The major draw for skiers and snowboarders in the Sun Valley area is obviously world-class mountain Baldy and the accompanying Sun Valley Resort. But a small mountain located south of Ketchum in Hailey provides something that Baldy doesn’t — night skiing.
Located three miles east of downtown Hailey is Rotarun, known as “the little mountain with a big heart.” This fun little ski hill has been around for 60 years, serving the local community and providing a close-by, cheaper alternative to Sun Valley’s main ski hill.
Rotarun has two lifts that run a little over 400 vertical feet to the top; one is a Poma lift and the other a handle tow lift.
Free public skiing and riding is available during the week when the mountain isn’t otherwise used for several of Sun Valley Ski Education Foundation’s programming (the organization took over operations of the ski hill in 2017). But one of the most fun draws of the mountain is its night skiing, held for free on Wednesday and Friday nights from 5:30-8 p.m., through the ski season.
People of all ages as well as whole families come out every week for this fun nighttime activity, especially on Friday nights when the vibe can be more like that of an outdoor winter party. Adults tailgate in the parking lot and enjoy concessions at the small restaurant at the bottom of the hill while kids do laps on the small hill and work on building jumps to create a small park.
Larissa DeHaas who works on Sun Valley Resort’s Terrain Park Crew enjoys heading south to Rotarun for night skiing when she can, appreciating the opportunity to night ski like she did growing up in Boise at Bogus Basin.
“It’s so cool to ski under lights that light up the hillsides,” DeHaas said. “Also, it’s a great way to have a fun Friday night that doesn’t involve spending money and allows non-drinkers to not feel left out at the bars. It’s definitely a fantastic Friday night thing to do.”
DeHaas also points out that the short verticality of the hill and easy slope make it a great place to learn new skills — when she went with several friends a few weekends ago, one teleskied and one tried snowboarding as opposed to her usual skiing.
“I love small little ski hills that have such a soul to them and really feel like they’re keeping the ski culture and dream alive by allowing easy access for people to learn to ski,” DeHaas said.
Rotarun general manager and Sun Valley Ski Education Foundation Executive Director Scott McGrew can also attest to the fun scene to be found at Rotarun on Friday nights.
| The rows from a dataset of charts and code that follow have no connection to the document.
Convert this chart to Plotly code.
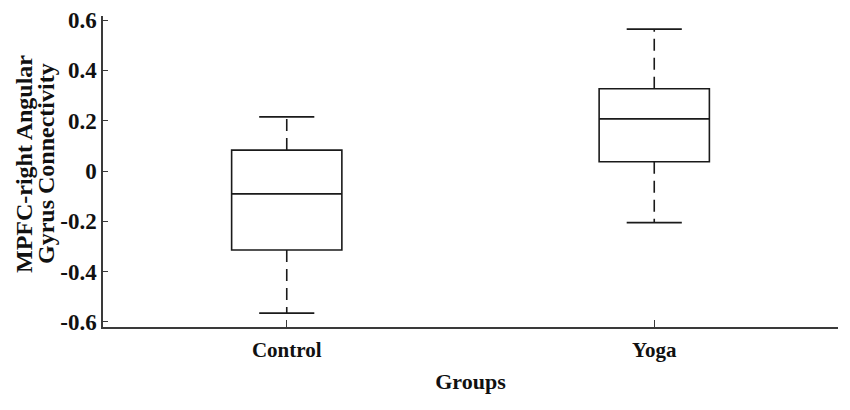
import plotly.graph_objects as go

# ---- data ----
groups = ["Control", "Yoga"]
positions = [1, 2]
lower_whisker = [-0.565, -0.205]
q1 = [-0.314, 0.037]
median = [-0.091, 0.207]
q3 = [0.083, 0.327]
upper_whisker = [0.215, 0.564]
y_ticks = [-0.6, -0.4, -0.2, 0, 0.2, 0.4, 0.6]
y_tick_labels = ["-0.6", "-0.4", "-0.2", "0", "0.2", "0.4", "0.6"]
y_title_lines = ["MPFC-right Angular", "Gyrus Connectivity"]
x_title = "Groups"

LINE = "#1a1a1a"
AXIS = "#3a3a3a"
TXT = "#111111"
FONT = "Liberation Serif"
BOX_W = 0.3
CAP_W = 0.15
L, R, T, B = 103, 12, 16, 83
W, H = 850, 410
PW = W - L - R

fig = go.Figure()

# box bodies
fig.add_trace(go.Box(
    x=positions, q1=q1, median=median, q3=q3,
    lowerfence=q1, upperfence=q3,
    width=BOX_W, whiskerwidth=0,
    fillcolor="white", line=dict(color=LINE, width=1.6),
    boxpoints=False, showlegend=False, hoverinfo="skip",
))

# dashed whiskers and solid caps
for p, lo, a, b, hi in zip(positions, lower_whisker, q1, q3, upper_whisker):
    fig.add_trace(go.Scatter(
        x=[p, p, None, p, p], y=[b, hi, None, a, lo],
        mode="lines", line=dict(color=LINE, width=1.6, dash="12px,7px"),
        showlegend=False, hoverinfo="skip",
    ))
    fig.add_trace(go.Scatter(
        x=[p - CAP_W / 2, p + CAP_W / 2, None, p - CAP_W / 2, p + CAP_W / 2],
        y=[hi, hi, None, lo, lo],
        mode="lines", line=dict(color=LINE, width=1.6),
        showlegend=False, hoverinfo="skip",
    ))

# y-axis title: two tightly spaced rotated lines
for text, px in zip(y_title_lines, [24, 46]):
    fig.add_annotation(
        text="<b>%s</b>" % text, textangle=-90,
        xref="paper", yref="paper", x=(px - L) / PW, y=0.5 + (171.5 - 164) / (H - T - B),
        xanchor="center", yanchor="middle", showarrow=False,
        font=dict(family=FONT, size=24, color=TXT),
    )

fig.update_layout(
    width=W, height=H,
    margin=dict(l=L, r=R, t=T, b=B, autoexpand=False),
    paper_bgcolor="white", plot_bgcolor="white",
    font=dict(family=FONT, size=22, color=TXT),
    xaxis=dict(
        range=[0.5, 2.5], tickmode="array", tickvals=positions,
        ticktext=["<b>%s</b>" % g for g in groups],
        ticks="inside", ticklen=7, tickcolor=AXIS, tickwidth=1.2,
        showline=True, linecolor=AXIS, linewidth=1.5, showgrid=False, zeroline=False,
        automargin=False, ticklabelstandoff=3,
        tickfont=dict(family=FONT, size=21, color=TXT),
        title=dict(text="<b>%s</b>" % x_title, standoff=13,
                   font=dict(family=FONT, size=22, color=TXT)),
    ),
    yaxis=dict(
        range=[-0.62, 0.616], tickmode="array", tickvals=y_ticks,
        ticktext=["<b>%s</b>" % t for t in y_tick_labels],
        ticks="inside", ticklen=5, tickcolor=AXIS, tickwidth=1.2,
        showline=True, linecolor=AXIS, linewidth=1.5, showgrid=False, zeroline=False,
        automargin=False,
        tickfont=dict(family=FONT, size=23, color=TXT),
    ),
)

fig.write_html("out.html", config={"displayModeBar": False},
               post_script="document.body.style.margin='0';")
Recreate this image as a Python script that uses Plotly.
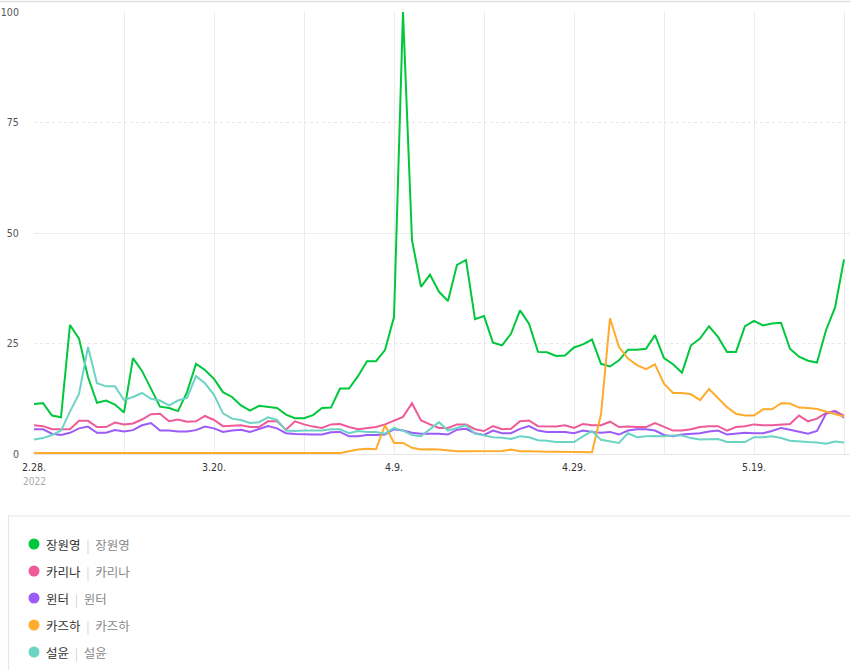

“You will find children of all shapes and colors, families tailgating in the parking lot, bonfires keeping it warm and a devoted staff ensuring a safe ecosystem of skiing, riding, community building, and celebration of winter,” said McGrew. “It is unlike anything I’ve ever witnessed.”
McGrew learned to ski as a child on the slopes of Rotarun and after working with SVSEF for years, has come full circle to managing those same slopes that shaped the skier he is today.
Also contributing to the fun this year is Rotarun’s snowmaking capabilities, new for the 2019/2020 ski season. A project that has been in the works for some 30 years, Rotarun finally installed snowmaking on the lower section of the hill, enabling a base layer of snow on the lower skier’s left of the mountain. According to McGrew, this winter season has already seen 160 hours of snowmaking and the provision of great coverage of lower mountain terrain.
Rotarun also received a design upgrade to its small lodge, including a kitchen and bathroom remodel.